Midnight (NIGHT): A Privacy-Focused Blockchain Explained

Midnight (NIGHT): A Privacy-Focused Blockchain Explained

Why Privacy Still Breaks in Blockchain

Most blockchains force a trade-off. You either get full transparency or near-total privacy. For many real-world uses, neither option works well.

Public chains make every transaction visible, which helps with trust but can expose sensitive data. Fully private systems go the other way, often making it harder to verify activity or meet compliance standards. Businesses and regulators usually need both.

Midnight tries to solve that tension with what it calls “rational privacy.” The idea is simple: keep data private by default, but allow proof when needed.

What Is Midnight?

Midnight is a Layer 1 blockchain built for privacy-first applications. It uses selective disclosure, meaning users only reveal the information required for a specific interaction.

At the core are zero-knowledge (ZK) smart contracts. These allow someone to prove a fact without exposing the underlying data. For example, a user could confirm they are over 18 without sharing their full birthdate.

This approach makes Midnight relevant for sectors where data sensitivity matters, such as finance, identity, and compliance-heavy industries.

How Midnight Works

The network relies on ZK-SNARKs, a type of cryptographic proof that is fast to verify. These proofs confirm that conditions are met without revealing the data behind them.

In practice, most sensitive information stays off-chain, often on the user’s device. The blockchain only records what’s necessary to validate the transaction. That reduces exposure while maintaining trust in the system.

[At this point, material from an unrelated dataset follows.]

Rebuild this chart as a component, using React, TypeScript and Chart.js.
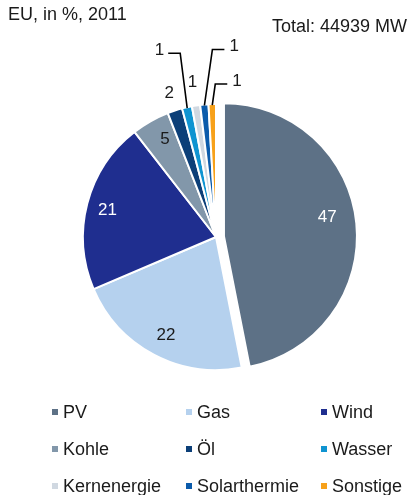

Midnight also targets what developers call the “privacy trilemma.” This refers to the difficulty of combining privacy, programmability, and regulatory compliance in one system. Many networks can only handle one or two. Midnight is designed to support all three.

Real-World Use Cases

This model opens the door to applications that are difficult to build on fully transparent chains.

For identity verification, users can share credentials without revealing extra details like home addresses. In voting systems, participants can prove eligibility without exposing how they voted.

Midnight is also designed as a cross-chain privacy layer. Instead of replacing existing blockchains, it can add privacy features on top of them. That makes adoption easier for developers who want to keep using current tools.

Understanding the NIGHT Token

NIGHT is the network’s native token. It is not private and remains fully visible on-chain. Its main roles are governance and utility within the ecosystem.

Midnight separates transaction fuel from the token itself. That fuel is called DUST, a non-transferable resource generated by holding NIGHT. This design avoids some regulatory concerns tied to privacy tokens while keeping transaction costs predictable.

The total supply of NIGHT is fixed at 24 billion tokens.

Recent Airdrop and Market Entry

On March 11, 2026, Binance added NIGHT to its HODLer Airdrops program. Around 240 million tokens, or 1% of supply, were distributed to eligible users who held BNB during a set period in February.

The token launched with a Seed Tag and began trading against USDT, USDC, BNB, and TRY pairs.

What Comes Next

Midnight sits at the intersection of privacy and compliance, two areas gaining attention as crypto moves closer to mainstream finance. The next test will be whether developers adopt its model and build applications that require both trust and discretion.